The Human Eye Could Help Test Quantum Mechanics
Photon
Paul Kwiat asks his volunteers to sit inside a small, dark room. As their eyes adjust to the lack of light, each volunteer props his or her head on a chin rest—as you would at an optometrist’s—and gazes with one eye at a dim red cross. On either side of the cross is an optical fiber, positioned to pipe a single photon of light at either the left or the right side of a volunteer’s eye.
Even as he verifies the human eye’s ability to detect single photons, Kwiat, an experimental quantum physicist at the University of Illinois at Urbana–Champaign, and his colleagues are setting their sights higher: to use human vision to probe the very foundations of quantum mechanics, according to a paper they submitted to the preprint server arXiv on June 21.
Rather than simply sending single photons toward a volunteer’s eye through either the left or the right fiber, the idea is to send photons in a quantum superposition of effectively traversing both fibers at once. Will humans see any difference? According to standard quantum mechanics, they will not—but such a test has never been done. If Kwiat’s team produces conclusive results showing otherwise, it would question our current understanding of the quantum world, opening the door to alternative theories that argue for a dramatically different view of nature in which reality exists regardless of observations or observers, cutting against the grain of how quantum mechanics is interpreted today. “It could possibly be evidence that something’s going on beyond standard quantum mechanics,” says Rebecca Holmes, Kwiat’s former student who designed the equipment, and who is now a researcher at the Los Alamos National Laboratory.

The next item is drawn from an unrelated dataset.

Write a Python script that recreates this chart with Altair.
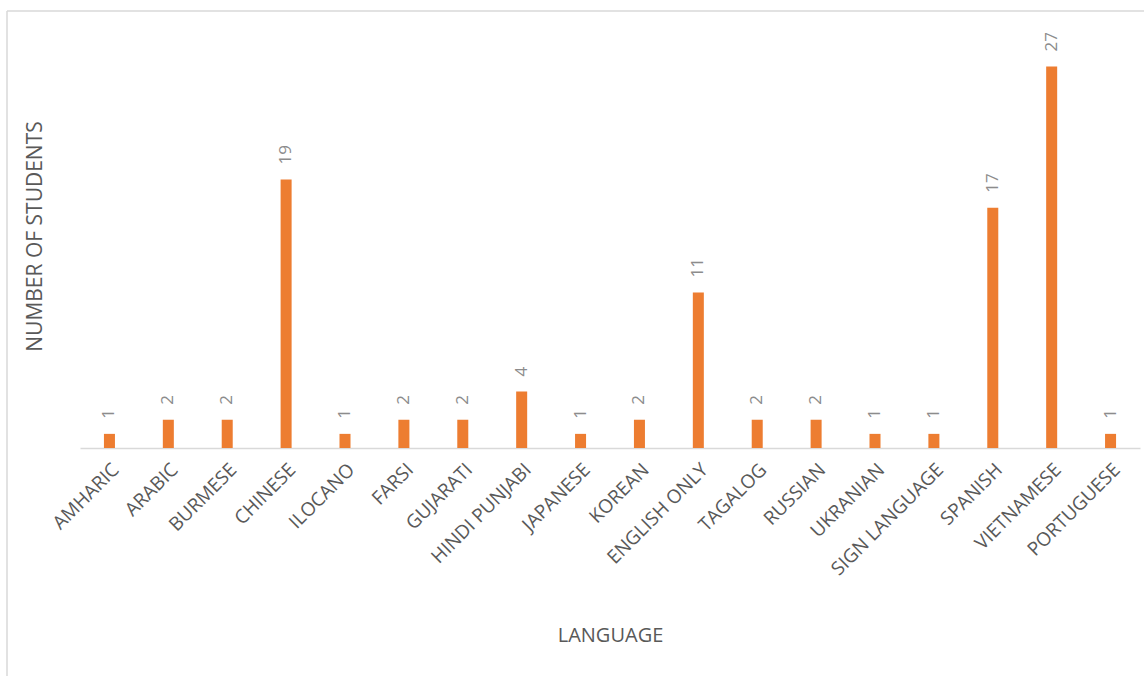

The effort to determine whether humans can directly detect single photons has a storied history. In 1941 researchers from Columbia University reported in Science the human eye can see a flash from as few as five photons landing on the retina. More than three decades later Barbara Sakitt, a biophysicist then at the University of California, Berkeley, performed experiments suggesting that the eye could see a single photon. But these experiments were far from conclusive. “The problem with all these experiments is that they were just trying to use ‘classical’ light sources” that do not reliably emit single photons, Holmes says. That is, there was no guarantee each of these early trials involved just one photon.
Frog eye
Then, in 2012, came firm evidence that individual photoreceptors, or rod cells, can detect single photons—at least in the eyes of a frog. Leonid Krivitsky of the Agency for Science, Technology and Research in Singapore and his colleagues extracted rod cells from adult frogs’ eyes and performed laboratory tests showing the cells reacted to single photons. Now, “there’s absolutely no doubt that individual photoreceptors respond to single photons,” Kwiat says. That is not the same as saying those rod cells do the same in a living frog—or, for that matter, a human being. So Kwiat, along with Illinois colleague physicist Anthony Leggett and others, began envisioning tests of human vision using single-photon sources. Soon Kwiat’s group, which now included Holmes, was actually experimenting. But “we got beat on that,” Holmes says.